Bennett clears up the row middles two weeks later with a second cultivation. For this, he removes the metal, open-top panel shields necessary for protecting small crops. He also takes off the disk hillers or reverses positions and moves them away from the row to avoid throwing too much soil into the bean row. Other settings and speed are the same as for first cultivation. With a typical harvest of 45 bushels of soybeans per acre - 5 to 10 more than county average - Bennett is pleased with how well his rye/soybean system works.

Right after harvesting hairy vetch about the first week of August, Bennett thoroughly disk harrows the stubble in his recently combined wheat fields. He used to broadcast 25 to 30 pounds of hairy vetch seed per acre using two staggered, overlapping passes with a 40-foot-wide spreader.

In '96 he drilled hairy vetch seed to improve seed-to-soil contact and to eliminate his usual post-broadcast tillage with a disk and a rolling cultipacker. 'I must have been getting the seed tilled in too deeply. In '95 demo plots, 23 pounds drilled seed gave a better stand than broadcasting 30 pounds per acre,' observes Bennett. Using his conventional drill won't eliminate any preplant disking, though, as he has never gotten a good vetch stand unless he incorporates the wheat stubble.
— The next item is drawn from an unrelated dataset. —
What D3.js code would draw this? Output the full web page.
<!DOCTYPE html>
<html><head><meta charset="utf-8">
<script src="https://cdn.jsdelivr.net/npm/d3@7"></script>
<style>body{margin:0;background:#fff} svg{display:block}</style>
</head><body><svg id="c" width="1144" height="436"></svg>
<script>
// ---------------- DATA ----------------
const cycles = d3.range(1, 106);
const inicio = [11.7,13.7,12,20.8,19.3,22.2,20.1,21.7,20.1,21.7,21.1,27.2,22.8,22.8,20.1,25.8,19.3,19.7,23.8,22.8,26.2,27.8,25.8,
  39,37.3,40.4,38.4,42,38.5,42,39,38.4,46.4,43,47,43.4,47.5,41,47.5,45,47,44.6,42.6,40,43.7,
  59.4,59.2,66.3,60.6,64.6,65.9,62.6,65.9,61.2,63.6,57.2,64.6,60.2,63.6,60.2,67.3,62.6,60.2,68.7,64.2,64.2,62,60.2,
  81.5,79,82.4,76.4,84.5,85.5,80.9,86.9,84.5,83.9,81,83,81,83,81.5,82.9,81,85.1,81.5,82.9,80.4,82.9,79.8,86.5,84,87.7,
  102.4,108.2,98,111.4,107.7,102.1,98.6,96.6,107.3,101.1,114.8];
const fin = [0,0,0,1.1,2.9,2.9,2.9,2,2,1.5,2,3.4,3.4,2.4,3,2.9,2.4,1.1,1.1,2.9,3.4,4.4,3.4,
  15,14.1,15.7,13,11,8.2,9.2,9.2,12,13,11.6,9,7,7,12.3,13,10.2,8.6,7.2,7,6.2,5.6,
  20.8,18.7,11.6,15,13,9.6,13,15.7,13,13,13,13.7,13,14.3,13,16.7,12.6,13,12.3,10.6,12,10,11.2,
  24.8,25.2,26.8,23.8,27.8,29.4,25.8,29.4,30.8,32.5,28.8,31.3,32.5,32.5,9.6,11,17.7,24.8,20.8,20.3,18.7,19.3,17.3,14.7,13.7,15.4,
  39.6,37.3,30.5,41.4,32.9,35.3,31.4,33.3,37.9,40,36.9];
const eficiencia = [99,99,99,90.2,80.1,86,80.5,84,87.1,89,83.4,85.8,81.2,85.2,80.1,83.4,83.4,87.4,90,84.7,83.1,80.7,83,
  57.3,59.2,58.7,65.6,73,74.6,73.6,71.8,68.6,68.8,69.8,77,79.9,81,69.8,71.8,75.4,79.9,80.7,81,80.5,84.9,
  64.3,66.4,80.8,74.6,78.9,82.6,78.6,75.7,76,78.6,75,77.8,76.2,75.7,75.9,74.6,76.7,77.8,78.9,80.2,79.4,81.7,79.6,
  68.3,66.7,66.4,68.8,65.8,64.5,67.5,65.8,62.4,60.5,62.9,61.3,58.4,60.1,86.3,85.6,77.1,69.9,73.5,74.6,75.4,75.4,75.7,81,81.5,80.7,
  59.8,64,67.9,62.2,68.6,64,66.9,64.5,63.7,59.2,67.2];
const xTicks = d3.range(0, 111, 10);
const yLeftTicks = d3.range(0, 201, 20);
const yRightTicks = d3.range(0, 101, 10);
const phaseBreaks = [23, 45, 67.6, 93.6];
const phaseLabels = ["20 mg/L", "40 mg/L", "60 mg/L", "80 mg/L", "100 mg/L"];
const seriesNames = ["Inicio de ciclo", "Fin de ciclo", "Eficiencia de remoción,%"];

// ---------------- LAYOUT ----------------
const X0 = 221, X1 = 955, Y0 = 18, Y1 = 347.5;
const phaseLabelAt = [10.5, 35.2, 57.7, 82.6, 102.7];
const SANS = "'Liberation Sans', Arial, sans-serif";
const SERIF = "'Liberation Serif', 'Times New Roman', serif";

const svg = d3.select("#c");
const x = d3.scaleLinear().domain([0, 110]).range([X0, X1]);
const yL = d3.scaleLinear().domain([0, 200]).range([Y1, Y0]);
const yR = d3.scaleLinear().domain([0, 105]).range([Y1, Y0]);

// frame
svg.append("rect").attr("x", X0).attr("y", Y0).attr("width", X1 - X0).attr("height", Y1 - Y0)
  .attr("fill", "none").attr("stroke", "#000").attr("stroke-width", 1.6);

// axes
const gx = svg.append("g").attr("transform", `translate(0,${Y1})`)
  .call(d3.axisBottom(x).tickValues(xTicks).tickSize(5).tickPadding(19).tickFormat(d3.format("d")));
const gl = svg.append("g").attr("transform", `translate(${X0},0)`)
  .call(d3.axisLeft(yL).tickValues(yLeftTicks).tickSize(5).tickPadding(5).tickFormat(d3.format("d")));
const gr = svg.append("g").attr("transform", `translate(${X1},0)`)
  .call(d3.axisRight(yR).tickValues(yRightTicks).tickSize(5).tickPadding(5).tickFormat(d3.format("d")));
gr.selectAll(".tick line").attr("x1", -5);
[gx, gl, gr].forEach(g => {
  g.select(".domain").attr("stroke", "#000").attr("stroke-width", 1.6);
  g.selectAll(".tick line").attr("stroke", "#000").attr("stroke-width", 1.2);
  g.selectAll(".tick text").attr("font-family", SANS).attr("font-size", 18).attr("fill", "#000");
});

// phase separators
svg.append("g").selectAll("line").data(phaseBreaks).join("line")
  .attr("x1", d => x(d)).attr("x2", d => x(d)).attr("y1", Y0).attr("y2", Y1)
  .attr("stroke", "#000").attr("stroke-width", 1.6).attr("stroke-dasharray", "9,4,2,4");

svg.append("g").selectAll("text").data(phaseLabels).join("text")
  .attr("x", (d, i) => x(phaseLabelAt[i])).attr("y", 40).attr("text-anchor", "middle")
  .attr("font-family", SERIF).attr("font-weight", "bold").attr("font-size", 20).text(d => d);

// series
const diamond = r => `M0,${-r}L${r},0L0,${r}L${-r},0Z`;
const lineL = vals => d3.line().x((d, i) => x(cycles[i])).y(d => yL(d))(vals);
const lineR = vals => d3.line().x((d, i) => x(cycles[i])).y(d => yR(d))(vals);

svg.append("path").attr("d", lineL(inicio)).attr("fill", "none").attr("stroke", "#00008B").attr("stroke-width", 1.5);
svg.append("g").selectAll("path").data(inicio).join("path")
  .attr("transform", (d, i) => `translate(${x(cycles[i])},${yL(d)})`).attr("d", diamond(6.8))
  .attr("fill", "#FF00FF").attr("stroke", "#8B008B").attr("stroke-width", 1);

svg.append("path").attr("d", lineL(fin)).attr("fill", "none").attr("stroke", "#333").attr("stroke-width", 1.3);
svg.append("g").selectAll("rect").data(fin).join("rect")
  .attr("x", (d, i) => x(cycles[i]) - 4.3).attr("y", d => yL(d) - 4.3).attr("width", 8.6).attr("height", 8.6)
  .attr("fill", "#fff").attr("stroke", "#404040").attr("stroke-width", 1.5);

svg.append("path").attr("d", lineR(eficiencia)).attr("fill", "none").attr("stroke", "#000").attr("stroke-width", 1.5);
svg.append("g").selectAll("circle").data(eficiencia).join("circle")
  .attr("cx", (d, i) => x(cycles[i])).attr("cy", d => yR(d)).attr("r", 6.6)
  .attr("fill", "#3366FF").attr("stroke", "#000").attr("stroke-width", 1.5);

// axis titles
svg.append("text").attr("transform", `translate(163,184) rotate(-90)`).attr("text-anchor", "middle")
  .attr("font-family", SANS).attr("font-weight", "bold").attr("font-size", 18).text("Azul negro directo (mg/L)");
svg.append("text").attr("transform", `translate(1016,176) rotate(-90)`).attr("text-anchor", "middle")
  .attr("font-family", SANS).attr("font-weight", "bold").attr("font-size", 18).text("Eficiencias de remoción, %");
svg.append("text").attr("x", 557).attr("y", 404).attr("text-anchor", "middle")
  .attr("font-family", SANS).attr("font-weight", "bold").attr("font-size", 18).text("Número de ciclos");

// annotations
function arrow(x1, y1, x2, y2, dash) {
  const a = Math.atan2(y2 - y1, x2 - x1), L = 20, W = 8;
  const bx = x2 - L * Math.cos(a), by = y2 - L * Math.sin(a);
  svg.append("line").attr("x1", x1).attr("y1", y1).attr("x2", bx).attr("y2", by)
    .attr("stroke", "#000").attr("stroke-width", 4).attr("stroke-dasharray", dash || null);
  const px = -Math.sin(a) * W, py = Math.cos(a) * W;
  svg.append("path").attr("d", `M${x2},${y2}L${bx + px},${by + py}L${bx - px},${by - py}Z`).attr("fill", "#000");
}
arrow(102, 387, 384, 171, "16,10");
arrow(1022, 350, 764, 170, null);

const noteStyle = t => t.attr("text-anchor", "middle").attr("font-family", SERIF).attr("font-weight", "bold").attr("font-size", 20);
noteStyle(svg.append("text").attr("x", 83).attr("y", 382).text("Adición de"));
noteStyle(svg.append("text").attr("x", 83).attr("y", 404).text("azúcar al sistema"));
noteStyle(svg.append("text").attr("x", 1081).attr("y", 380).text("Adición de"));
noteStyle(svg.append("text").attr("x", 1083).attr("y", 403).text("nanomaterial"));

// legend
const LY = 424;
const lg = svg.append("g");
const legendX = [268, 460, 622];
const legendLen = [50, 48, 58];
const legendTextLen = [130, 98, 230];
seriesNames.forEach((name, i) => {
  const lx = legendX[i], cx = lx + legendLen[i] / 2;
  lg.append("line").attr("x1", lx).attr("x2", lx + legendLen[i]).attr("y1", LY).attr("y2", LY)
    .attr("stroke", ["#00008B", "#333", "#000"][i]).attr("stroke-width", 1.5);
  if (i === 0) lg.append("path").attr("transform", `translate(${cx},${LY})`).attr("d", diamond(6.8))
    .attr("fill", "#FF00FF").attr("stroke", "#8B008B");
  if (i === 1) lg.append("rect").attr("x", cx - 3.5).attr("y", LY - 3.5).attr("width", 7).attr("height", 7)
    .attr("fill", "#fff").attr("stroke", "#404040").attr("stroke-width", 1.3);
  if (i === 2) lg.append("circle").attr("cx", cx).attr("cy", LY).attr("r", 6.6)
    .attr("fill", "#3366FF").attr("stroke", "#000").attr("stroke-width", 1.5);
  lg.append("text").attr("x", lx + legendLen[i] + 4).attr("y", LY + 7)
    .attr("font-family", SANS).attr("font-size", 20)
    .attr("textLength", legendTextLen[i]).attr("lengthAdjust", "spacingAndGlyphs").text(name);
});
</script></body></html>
With the help of Ben Stinner, an Ohio State University researcher who directs many farmer-oriented efforts in sustainable farming, Bennett is working to increase the efficiency and fertility value of hairy vetch in his no-till corn. Using vetch can lower fertilizer and herbicide bills but also can help give some weeds a faster growth rate. Here again, Bennett's single-sweep, no-till cultivator keeps row-middle weeds in check.
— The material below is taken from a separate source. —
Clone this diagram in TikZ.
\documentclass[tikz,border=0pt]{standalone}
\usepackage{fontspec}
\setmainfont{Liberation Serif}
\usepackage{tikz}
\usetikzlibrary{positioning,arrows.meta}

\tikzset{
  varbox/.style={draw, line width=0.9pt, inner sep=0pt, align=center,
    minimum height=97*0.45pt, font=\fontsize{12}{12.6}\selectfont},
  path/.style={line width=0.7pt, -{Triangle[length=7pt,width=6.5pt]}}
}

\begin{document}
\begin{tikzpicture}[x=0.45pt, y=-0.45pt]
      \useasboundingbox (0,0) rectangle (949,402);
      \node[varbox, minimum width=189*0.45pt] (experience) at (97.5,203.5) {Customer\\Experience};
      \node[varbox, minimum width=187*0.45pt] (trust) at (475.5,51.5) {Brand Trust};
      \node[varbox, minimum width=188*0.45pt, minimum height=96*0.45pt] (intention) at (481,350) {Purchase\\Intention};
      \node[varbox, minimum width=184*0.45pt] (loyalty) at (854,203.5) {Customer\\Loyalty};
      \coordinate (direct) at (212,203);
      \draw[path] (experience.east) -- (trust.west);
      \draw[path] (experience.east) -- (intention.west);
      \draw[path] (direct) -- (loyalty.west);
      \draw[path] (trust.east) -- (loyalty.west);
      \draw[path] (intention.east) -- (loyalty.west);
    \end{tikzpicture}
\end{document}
He had used 2,4-D to kill his vetch cover crop, but he's turned to disking to get a quicker release of nitrogen and to ensure an adequate seedbed for corn. He disks knee-high vetch in late April or early May. After the first pass with his tandem, smooth-bladed disk, he checks the field in several spots to flake back the top 2 inches of soils. 'If I see a lot of viney material in there, I redisk. I don't think I need to cover the vetch completely with soil,' he says. 'But I do need to prevent vetch regrowth and ensure good seed-to-soil contact for the corn.'

In '96, the quicker vetch breakdown boosted N available just before final cultivation to 100 pounds per acre. This was 50 percent higher than the usual nitrogen contribution from vetch killed by herbicide but left on the surface and tested at the same time. Consequently, Bennett reduced the amount of supplemental N he applied to 60 pounds per acre - 50 pounds per acre less than he usually applies at layby. His yields on conventional corn and low-input (vetch-enhanced) corn average about the same - 160 bushels per acre.
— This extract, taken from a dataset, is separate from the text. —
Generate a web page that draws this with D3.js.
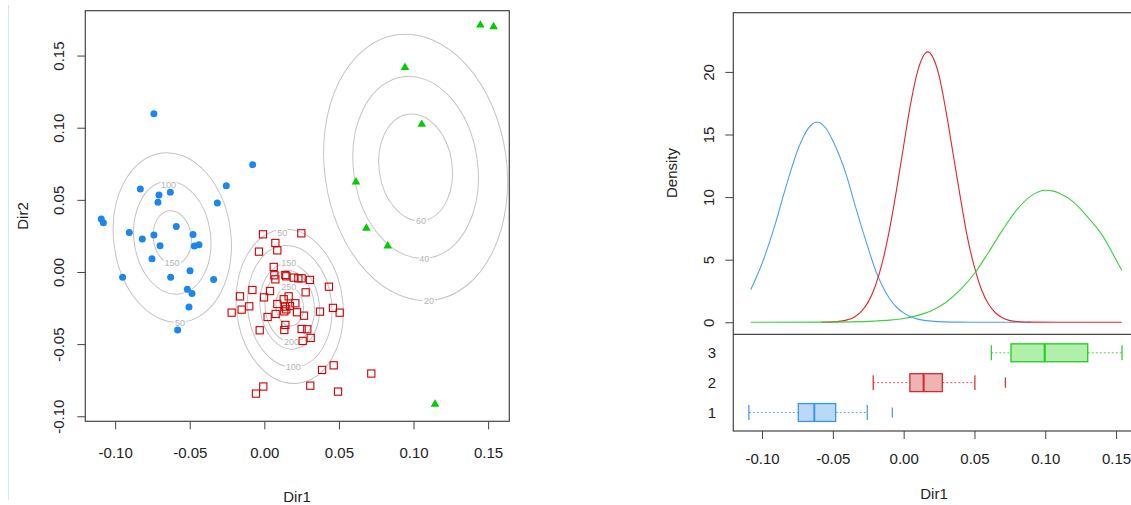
<!DOCTYPE html>
<html>
<head>
<meta charset="utf-8">
<script src="https://cdn.jsdelivr.net/npm/d3@7"></script>
<style>
  body { margin: 0; background: #fff; }
  text { font-family: "Liberation Sans", Arial, sans-serif; fill: #222; }
</style>
</head>
<body>
<svg id="chart" width="1131" height="505"></svg>
<script>
// scatter points, [Dir1, Dir2] per group
const group1 = [[-0.1093,0.0367],[-0.1079,0.0342],[-0.0950,-0.0037],[-0.0905,0.0273],[-0.0831,0.0575],
  [-0.0818,0.0229],[-0.0753,0.0092],[-0.0740,0.1097],[-0.0740,0.0256],[-0.0713,0.0483],[-0.0706,0.0533],
  [-0.0699,0.0182],[-0.0630,0.0552],[-0.0628,-0.0037],[-0.0590,0.0316],[-0.0581,-0.0402],[-0.0516,-0.0120],
  [-0.0485,-0.0150],[-0.0505,-0.0242],[-0.0498,0.0009],[-0.0478,0.0259],[-0.0469,0.0180],[-0.0438,0.0189],
  [-0.0340,-0.0053],[-0.0315,0.0478],[-0.0255,0.0598],[-0.0078,0.0744]];
const group2 = [[-0.0009,0.0261],[0.0248,0.0268],[0.0074,0.0201],[0.0087,0.0150],[-0.0036,0.0141],
  [0.0063,0.0035],[0.0067,-0.0023],[0.0074,-0.0051],[0.0141,-0.0021],[0.0147,-0.0030],[0.0197,-0.0039],
  [0.0228,-0.0044],[0.0250,-0.0044],[0.0306,-0.0055],[0.0433,-0.0102],[-0.0080,-0.0125],[0.0038,-0.0132],
  [0.0277,-0.0141],[-0.0163,-0.0169],[-0.0002,-0.0176],[0.0163,-0.0169],[0.0130,-0.0189],[0.0208,-0.0217],
  [0.0087,-0.0222],[0.0172,-0.0236],[-0.0101,-0.0238],[0.0460,-0.0249],[-0.0152,-0.0261],[0.0139,-0.0240],
  [0.0147,-0.0259],[0.0134,-0.0273],[0.0076,-0.0291],[0.0219,-0.0279],[0.0373,-0.0275],[0.0505,-0.0282],
  [-0.0219,-0.0282],[0.0022,-0.0312],[0.0266,-0.0303],[0.0141,-0.0367],[0.0134,-0.0402],[-0.0031,-0.0404],
  [0.0250,-0.0395],[0.0288,-0.0397],[0.0311,-0.0457],[0.0257,-0.0478],[0.0465,-0.0647],[0.0387,-0.0679],
  [0.0717,-0.0704],[0.0308,-0.0788],[-0.0007,-0.0794],[-0.0056,-0.0843],[0.0494,-0.0829]];
const group3 = [[0.1448,0.1711],[0.1537,0.1700],[0.0943,0.1418],[0.1055,0.1023],[0.0614,0.0624],
  [0.0684,0.0303],[0.0827,0.0180],[0.1144,-0.0917]];

// density contours (ellipses in data units)
const contourLevel = [50, 100, 150, 50, 100, 150, 200, 250, 20, 40, 60];
const contourCx = [-0.0617,-0.0617,-0.0617,0.017,0.017,0.017,0.017,0.017,0.1014,0.1014,0.1014];
const contourCy = [0.0238,0.0238,0.0238,-0.0238,-0.0238,-0.0238,-0.0238,-0.0238,0.0725,0.0725,0.0725];
const contourRx = [0.0393,0.0257,0.0127,0.0357,0.0282,0.0199,0.0165,0.0092,0.061,0.0416,0.0245];
const contourRy = [0.0591,0.0393,0.0187,0.0536,0.0423,0.0298,0.0249,0.0136,0.0928,0.0635,0.0372];
const contourTilt = [-7,-7,-7,-6,-6,-6,-6,-6,-8,-8,-8];
const labelX = [-0.0565,-0.0643,-0.0619,0.0121,0.0194,0.0163,0.0183,0.0163,0.1104,0.1072,0.1050];
const labelY = [-0.0356,0.0607,0.0060,0.0268,-0.0661,0.0060,-0.0487,-0.0102,-0.0201,0.0088,0.0356];

// densities along Dir1
const dens1X = [-0.108,-0.10,-0.095,-0.09,-0.085,-0.08,-0.075,-0.07,-0.065,-0.061,-0.055,-0.05,-0.045,-0.04,-0.035,-0.03,-0.025,-0.02,-0.015,-0.01,-0.005,0,0.005,0.01,0.02,0.03,0.04,0.06,0.09];
const dens1Y = [2.6,4.7,6.3,8.1,10.1,12.0,13.7,15.0,15.8,16.0,15.5,14.5,13.2,11.6,9.6,7.7,5.9,4.2,2.9,1.9,1.2,0.75,0.45,0.25,0.09,0.03,0.01,0,0];
const dens2X = [-0.0585,-0.05,-0.04,-0.035,-0.03,-0.025,-0.02,-0.015,-0.01,-0.005,0,0.005,0.01,0.017,0.02,0.025,0.03,0.035,0.04,0.045,0.05,0.055,0.06,0.065,0.07,0.08,0.09,0.11,0.154];
const dens2Y = [0,0.03,0.19,0.41,0.85,1.63,2.9,4.8,7.4,10.6,14.1,17.5,20.1,21.6,21.3,19.7,16.8,13.4,10.0,6.8,4.4,2.6,1.44,0.74,0.35,0.06,0.01,0,0];
const dens3X = [-0.108,-0.06,-0.03,-0.02,-0.01,0,0.01,0.02,0.03,0.04,0.05,0.06,0.07,0.08,0.09,0.1,0.105,0.11,0.12,0.13,0.14,0.15,0.154];
const dens3Y = [0,0.01,0.05,0.1,0.17,0.3,0.55,0.95,1.6,2.6,3.9,5.6,7.4,9.0,10.1,10.55,10.5,10.3,9.6,8.4,7.0,5.0,4.15];

// boxplot stats per group
const boxGroups = [1, 2, 3];
const boxLow = [-0.1093, -0.0215, 0.0619];
const boxQ1 = [-0.0744, 0.0044, 0.0758];
const boxMed = [-0.0631, 0.0141, 0.0996];
const boxQ3 = [-0.048, 0.0273, 0.130];
const boxHigh = [-0.0257, 0.0503, 0.1542];
const boxOut = [[-0.008], [0.0718], []];

const xTicks = [-0.10, -0.05, 0, 0.05, 0.10, 0.15];
const yTicksL = [-0.10, -0.05, 0, 0.05, 0.10, 0.15];
const yTicksD = [0, 5, 10, 15, 20];

const lineCol = ["#4ea1ef", "#e0262b", "#3dcf3d"];
const boxFill = ["#b9d9f7", "#f0b3b3", "#b1f0ab"];
const boxStroke = ["#3d95e8", "#d22a2a", "#22c822"];

const svg = d3.select("#chart");
const fmt = v => v.toFixed(2);

// faint edge line
svg.append("line").attr("x1", 8.5).attr("x2", 8.5).attr("y1", 5).attr("y2", 500)
  .attr("stroke", "#d3e3f2").attr("stroke-width", 1);

// ---------- left: scatter ----------
const xL = d3.scaleLinear().domain([-0.12, 0.1642]).range([85.3, 509.3]);
const yL = d3.scaleLinear().domain([-0.1035, 0.1811]).range([421.3, 10.7]);

const cont = svg.append("g");
contourLevel.forEach((lv, i) => {
  const cx = xL(contourCx[i]), cy = yL(contourCy[i]);
  cont.append("ellipse")
    .attr("cx", cx).attr("cy", cy)
    .attr("rx", xL(contourCx[i] + contourRx[i]) - cx)
    .attr("ry", cy - yL(contourCy[i] + contourRy[i]))
    .attr("transform", `rotate(${contourTilt[i]},${cx},${cy})`)
    .attr("fill", "none").attr("stroke", "#c4c4c4").attr("stroke-width", 1);
});
contourLevel.forEach((lv, i) => {
  cont.append("text")
    .attr("x", xL(labelX[i])).attr("y", yL(labelY[i])).attr("dy", "0.35em")
    .attr("text-anchor", "middle").style("font-size", "9px")
    .style("fill", "#b4b4b4").style("stroke", "#fff").style("stroke-width", 3)
    .style("paint-order", "stroke")
    .text(lv);
});

svg.append("g").selectAll("circle").data(group1).join("circle")
  .attr("cx", d => xL(d[0])).attr("cy", d => yL(d[1])).attr("r", 3.5)
  .attr("fill", "#1C86EE");
svg.append("g").selectAll("rect").data(group2).join("rect")
  .attr("x", d => xL(d[0]) - 3.6).attr("y", d => yL(d[1]) - 3.6)
  .attr("width", 7.2).attr("height", 7.2)
  .attr("fill", "none").attr("stroke", "#CD0000").attr("stroke-width", 1.1);
svg.append("g").selectAll("path").data(group3).join("path")
  .attr("d", d3.symbol(d3.symbolTriangle, 32))
  .attr("transform", d => `translate(${xL(d[0])},${yL(d[1])})`)
  .attr("fill", "#00CD00");

svg.append("rect").attr("x", 85.3).attr("y", 10.7).attr("width", 424).attr("height", 410.6)
  .attr("fill", "none").attr("stroke", "#444").attr("stroke-width", 1.2);

const axL = svg.append("g").attr("transform", "translate(0,421.3)")
  .call(d3.axisBottom(xL).tickValues(xTicks).tickFormat(fmt).tickSize(8).tickPadding(18));
axL.select(".domain").remove();
axL.selectAll("line").attr("stroke", "#444");
axL.selectAll("text").style("font-size", "15px").style("fill", "#222");

const ayL = svg.append("g").attr("transform", "translate(85.3,0)")
  .call(d3.axisLeft(yL).tickValues(yTicksL).tickFormat(fmt).tickSize(8));
ayL.select(".domain").remove();
ayL.selectAll("line").attr("stroke", "#444");
ayL.selectAll("text")
  .attr("x", null).attr("dy", null)
  .attr("text-anchor", "middle")
  .attr("transform", "translate(-21,0) rotate(-90)")
  .style("font-size", "15px").style("fill", "#222");

svg.append("text").attr("x", 297).attr("y", 502).attr("text-anchor", "middle")
  .style("font-size", "15px").text("Dir1");
svg.append("text").attr("transform", "translate(28,216) rotate(-90)").attr("text-anchor", "middle")
  .style("font-size", "15px").text("Dir2");

// ---------- right: densities + boxplots ----------
const xR = d3.scaleLinear().domain([-0.1203, 0.1645]).range([733.3, 1136.6]);
const yD = d3.scaleLinear().domain([-0.96, 24.73]).range([334.3, 12.7]);
const yB = d3.scaleLinear().domain([0.38, 3.62]).range([431, 334.3]);

const line = d3.line().x(d => xR(d[0])).y(d => yD(d[1])).curve(d3.curveMonotoneX);
[[dens1X, dens1Y], [dens2X, dens2Y], [dens3X, dens3Y]].forEach(([xs, ys], i) => {
  svg.append("path").datum(xs.map((x, j) => [x, ys[j]]))
    .attr("d", line).attr("fill", "none").attr("stroke", lineCol[i]).attr("stroke-width", 1.1);
});

const bx = svg.append("g");
boxGroups.forEach((g, i) => {
  const yc = yB(g);
  const hb = yc - yB(g + 0.3), hc = yc - yB(g + 0.25), ho = yc - yB(g + 0.17);
  bx.append("line").attr("x1", xR(boxLow[i])).attr("x2", xR(boxQ1[i])).attr("y1", yc).attr("y2", yc)
    .attr("stroke", boxStroke[i]).attr("stroke-dasharray", "2,2").attr("opacity", 0.8);
  bx.append("line").attr("x1", xR(boxQ3[i])).attr("x2", xR(boxHigh[i])).attr("y1", yc).attr("y2", yc)
    .attr("stroke", boxStroke[i]).attr("stroke-dasharray", "2,2").attr("opacity", 0.8);
  [boxLow[i], boxHigh[i]].forEach(v => {
    bx.append("line").attr("x1", xR(v)).attr("x2", xR(v)).attr("y1", yc - hc).attr("y2", yc + hc)
      .attr("stroke", boxStroke[i]).attr("stroke-width", 1.2);
  });
  bx.append("rect").attr("x", xR(boxQ1[i])).attr("y", yc - hb)
    .attr("width", xR(boxQ3[i]) - xR(boxQ1[i])).attr("height", 2 * hb)
    .attr("fill", boxFill[i]).attr("stroke", boxStroke[i]).attr("stroke-width", 1.3);
  bx.append("line").attr("x1", xR(boxMed[i])).attr("x2", xR(boxMed[i]))
    .attr("y1", yc - hb).attr("y2", yc + hb).attr("stroke", boxStroke[i]).attr("stroke-width", 2);
  boxOut[i].forEach(v => {
    bx.append("line").attr("x1", xR(v)).attr("x2", xR(v)).attr("y1", yc - ho).attr("y2", yc + ho)
      .attr("stroke", boxStroke[i]).attr("stroke-width", 1.2);
  });
  svg.append("text").attr("x", 716).attr("y", yc).attr("dy", "0.36em").attr("text-anchor", "end")
    .style("font-size", "15px").text(g);
});

svg.append("rect").attr("x", 733.3).attr("y", 12.7).attr("width", 410).attr("height", 418.3)
  .attr("fill", "none").attr("stroke", "#444").attr("stroke-width", 1.2);
svg.append("line").attr("x1", 733.3).attr("x2", 1140).attr("y1", 334.3).attr("y2", 334.3)
  .attr("stroke", "#444").attr("stroke-width", 1.2);

const axR = svg.append("g").attr("transform", "translate(0,431)")
  .call(d3.axisBottom(xR).tickValues(xTicks).tickFormat(fmt).tickSize(8).tickPadding(14));
axR.select(".domain").remove();
axR.selectAll("line").attr("stroke", "#444");
axR.selectAll("text").style("font-size", "15px").style("fill", "#222");

const ayR = svg.append("g").attr("transform", "translate(733.3,0)")
  .call(d3.axisLeft(yD).tickValues(yTicksD).tickSize(8));
ayR.select(".domain").remove();
ayR.selectAll("line").attr("stroke", "#444");
ayR.selectAll("text")
  .attr("x", null).attr("dy", null)
  .attr("text-anchor", "middle")
  .attr("transform", "translate(-19,0) rotate(-90)")
  .style("font-size", "15px").style("fill", "#222");

svg.append("text").attr("x", 934).attr("y", 499).attr("text-anchor", "middle")
  .style("font-size", "15px").text("Dir1");
svg.append("text").attr("transform", "translate(677,173) rotate(-90)").attr("text-anchor", "middle")
  .style("font-size", "15px").text("Density");
</script>
</body>
</html>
The increased fertility also increased potential weed pressure, so Bennett applied a 10-inch herbicide band of Frontier at the full rate equivalent of 23 ounces per acre. When he has more stalks on the surface from unincorporated herbicide-killed vetch, he applies Lasso at a band rate equivalent to two quarts per acre, with atrazine at a rate equal to 1.5 pounds per acre. Banding has cut his preemergent herbicide costs by two-thirds in his 30-inch rows.

Just before the corn's third-leaf stage - i.e., when the third leaf just begins to emerge from the whorl - he broadcasts 1.5 pints of 2,4-D per acre for bindweed control.

Bennett waits until about the fourth-leaf stage before he cultivates. Grasses are his biggest challenge due to the abundant nitrogen from cover crops and hog manure, and he wants to clean up lambsquarters or foxtail survivors. 'Where I don't till annually or deeply, the weeds don't start quickly and my first cultivation knocks out virtually all of them,' he says.

He usually cultivates corn at the same settings and speed used for soybeans. He does a final cultivation by the time corn is knee-high to 2 feet tall.

Bennett knows the ability and limits of his weed-control implements. He strives to combine other management practices to control weed pressure because "hitting the weeds within my cultivation window is critical."